Para concluir con la actualidad de nuestro país, luego de que el gobierno impuso discursivamente la necesidad del ajuste luego de ganar las elecciones de 2015, la discusión terminó en grieta entre los partidarios del shock y los gradualistas. Para los primeros, no se lograron implementar a tiempo los ajustes fiscales de manera responsable, ni las reformas macroeconómicas necesarias para enderezar el rumbo. Los gradualistas, por su parte, hablaron de la falta de confianza de los inversionistas y del contexto internacional adverso, entre otros. Para el ciudadano medio, ya poco importa; lo que algunos observaron como gradualismo, otros sintieron como shock. La crisis habla por sí sola: Tarifas dolarizadas, mercado interno deprimido, inflación y endeudamiento galopantes. Solo algunos pocos ganaron. Aquellos que pueden transferir los costos y fugar utilidades, más allá del tipo de ajuste. Que vale aclarar, cualesquiera que sean, siempre son selectivos. Y suelen perjudicar a las mayorías.
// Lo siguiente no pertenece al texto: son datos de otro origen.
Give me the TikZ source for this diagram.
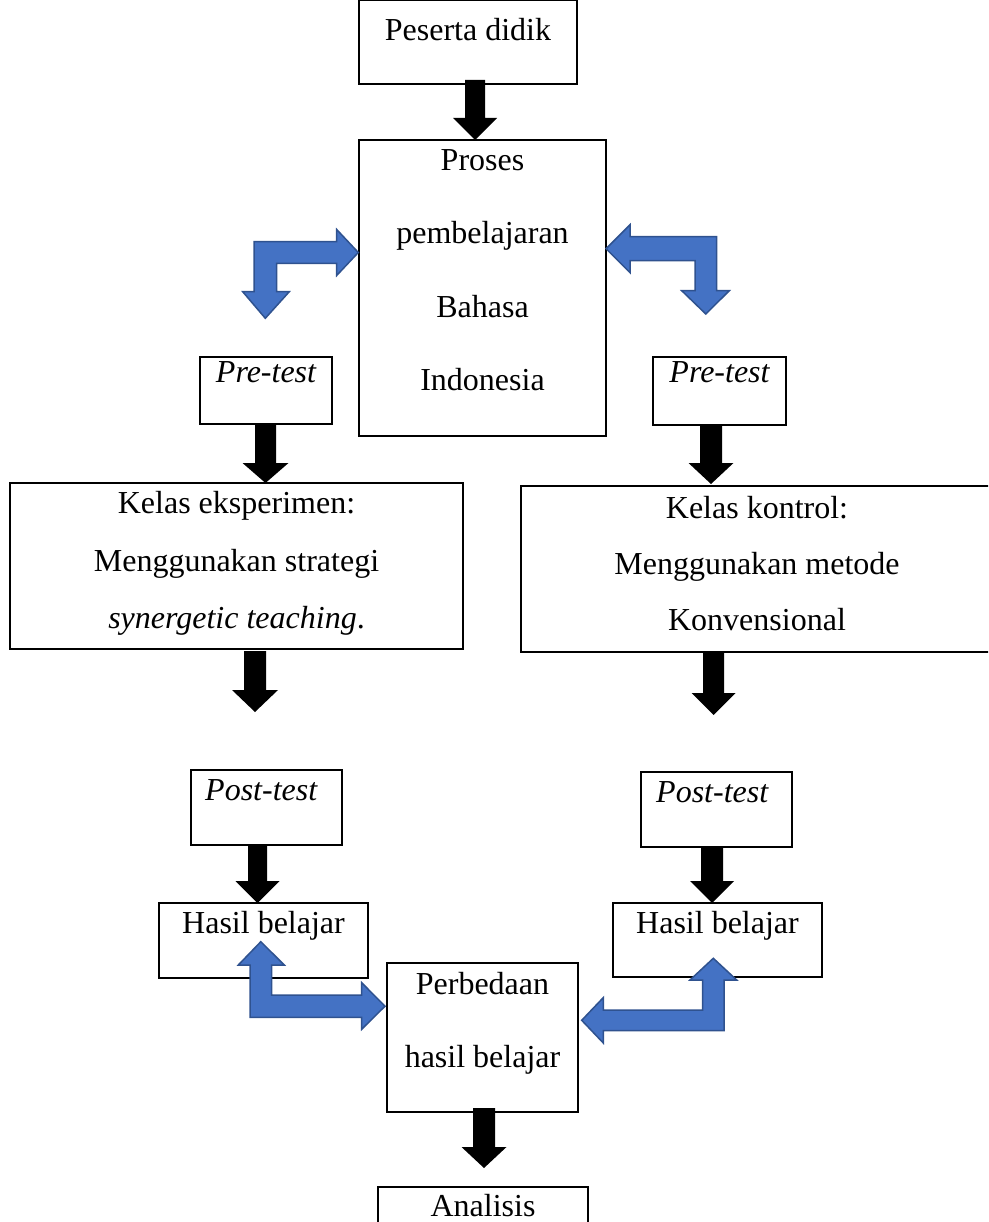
\documentclass[tikz,border=0pt]{standalone}
\usepackage{fontspec}
\setmainfont{Liberation Serif}
\usetikzlibrary{fit}
\definecolor{arrowfill}{HTML}{4472C4}
\definecolor{arrowedge}{HTML}{2F528F}
% #1 centre x, #2 top, #3 head start, #4 tip, #5 half shaft, #6 half head
\newcommand\blkdown[6]{%
  \fill[black] ({#1-#5},#2) -- ({#1+#5},#2) -- ({#1+#5},#3) -- ({#1+#6},#3)
    -- (#1,#4) -- ({#1-#6},#3) -- ({#1-#5},#3) -- cycle;}
\begin{document}
\begin{tikzpicture}[x=1pt,y=-1pt,
  box/.style={draw, line width=1.8pt, inner sep=0pt},
  txt/.style={anchor=base, inner sep=0pt, font=\fontsize{32}{38}\selectfont},
  itxt/.style={anchor=base, inner sep=0pt, font=\fontsize{32}{38}\selectfont\itshape},
  bentarrow/.style={fill=arrowfill, draw=arrowedge, line width=1.5pt, line join=miter}]
\useasboundingbox (0,0) rectangle (988,1222);
\clip (0,0) rectangle (988,1222);

% boxes
\node[box, fit={(359,0) (577,84)}] (peserta) {};
\node[box, fit={(359,140) (606,436)}] (proses) {};
\node[box, fit={(200,357) (332,424)}] (preL) {};
\node[box, fit={(653,357) (786,425)}] (preR) {};
\node[box, fit={(10,483) (463,649)}] (eksp) {};
\node[box, fit={(521,486) (993,652)}] (kont) {};
\node[box, fit={(191,770) (342,845)}] (postL) {};
\node[box, fit={(641,772) (792,847)}] (postR) {};
\node[box, fit={(159,903) (368,978)}] (hasilL) {};
\node[box, fit={(613,903) (822,977)}] (hasilR) {};
\node[box, fit={(387,963) (578,1112)}] (beda) {};
\node[box, fit={(378,1187) (588,1240)}] (anal) {};

% texts
\node[txt] (tpes) at (468,41) {Peserta didik};
\node[txt] (tpro1) at (482.5,171) {Proses};
\node[txt] (tpro2) at (482.5,244) {pembelajaran};
\node[txt] (tpro3) at (482.5,317) {Bahasa};
\node[txt] (tpro4) at (482.5,390) {Indonesia};
\node[itxt] (tpreL) at (266,382) {Pre-test};
\node[itxt] (tpreR) at (719.5,382) {Pre-test};
\node[txt] (tek1) at (236.5,513) {Kelas eksperimen:};
\node[txt] (tek2) at (236.5,571) {Menggunakan strategi};
\node[txt] (tek3) at (236.5,628) {\textit{synergetic teaching}.};
\node[txt] (tko1) at (757,518) {Kelas kontrol:};
\node[txt] (tko2) at (757,574) {Menggunakan metode};
\node[txt] (tko3) at (757,630) {Konvensional};
\node[itxt, anchor=base west] (tpostL) at (205,800) {Post-test};
\node[itxt, anchor=base west] (tpostR) at (656,802) {Post-test};
\node[txt] (thaL) at (263.5,933) {Hasil belajar};
\node[txt] (thaR) at (717.5,933) {Hasil belajar};
\node[txt] (tbe1) at (482.5,994) {Perbedaan};
\node[txt] (tbe2) at (482.5,1067) {hasil belajar};
\node[txt] (tan) at (483,1216) {Analisis};

% black block arrows
\blkdown{475}{80}{118}{140}{10}{22}
\blkdown{265.5}{424}{463}{483}{10.5}{23}
\blkdown{711}{425}{463}{484}{11}{22.5}
\blkdown{255}{651}{690}{712}{11}{23}
\blkdown{713.5}{653}{693}{715}{10.5}{22}
\blkdown{257.5}{845}{881}{903}{9.5}{22}
\blkdown{712}{847}{881}{903}{11}{22}
\blkdown{484}{1108}{1147}{1168}{11}{22.5}

% blue bent arrows
\draw[bentarrow] (254,241.7) -- (336.7,241.7) -- (336.7,229.5) -- (358.3,252.5)
  -- (336.7,275.5) -- (336.7,263.3) -- (276.7,263.3) -- (276.7,291.7)
  -- (289.3,291.7) -- (265.3,318.3) -- (242.7,291.7) -- (254,291.7) -- cycle;
\draw[bentarrow] (716.7,236.7) -- (630,236.7) -- (630,224.7) -- (606,248.7)
  -- (630,272.7) -- (630,260.7) -- (695,260.7) -- (695,290.7)
  -- (681.7,290.7) -- (705.8,314) -- (729.3,290.7) -- (716.7,290.7) -- cycle;
\draw[bentarrow] (250,1017.3) -- (250,965) -- (238.3,965) -- (260.8,941.7)
  -- (284.3,965) -- (271.7,965) -- (271.7,995) -- (361.7,995)
  -- (361.7,982.7) -- (385,1006.2) -- (361.7,1029.3) -- (361.7,1017.3) -- cycle;
\draw[bentarrow] (724,1030.7) -- (724,980) -- (736.7,980) -- (713.3,958.3)
  -- (690,980) -- (702.7,980) -- (702.7,1010) -- (603.3,1010)
  -- (603.3,997.6) -- (581.7,1020.3) -- (603.3,1043) -- (603.3,1030.7) -- cycle;
\end{tikzpicture}
\end{document}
En definitiva, hay dos cuestiones que parecen ser claves. Por un lado, comprender la lógica sistémica, las bases programáticas de los Organismos Internacionales, la geopolítica entremezclada y en conjunción con las cíclicas pujas de intereses de los actores de la vida política y económica del país. El otro punto fundamental es analizar la historia para poder visualizar toda la película, la dinámica en lugar de la foto puntual. Porque la historia se repite y los que se pelean por la torta son casi siempre los mismos, o por lo menos presentan racionalidades similares ante los objetivos que nunca cambian: la lucha por el poder y la riqueza. Por ahora, no cabe duda que la mejor política económica para luchar contra los ajustes es aquella que minimiza la probabilidad de incurrir en ellos; en este sentido, nunca más acertado el dicho ‘más vale prevenir que curar’.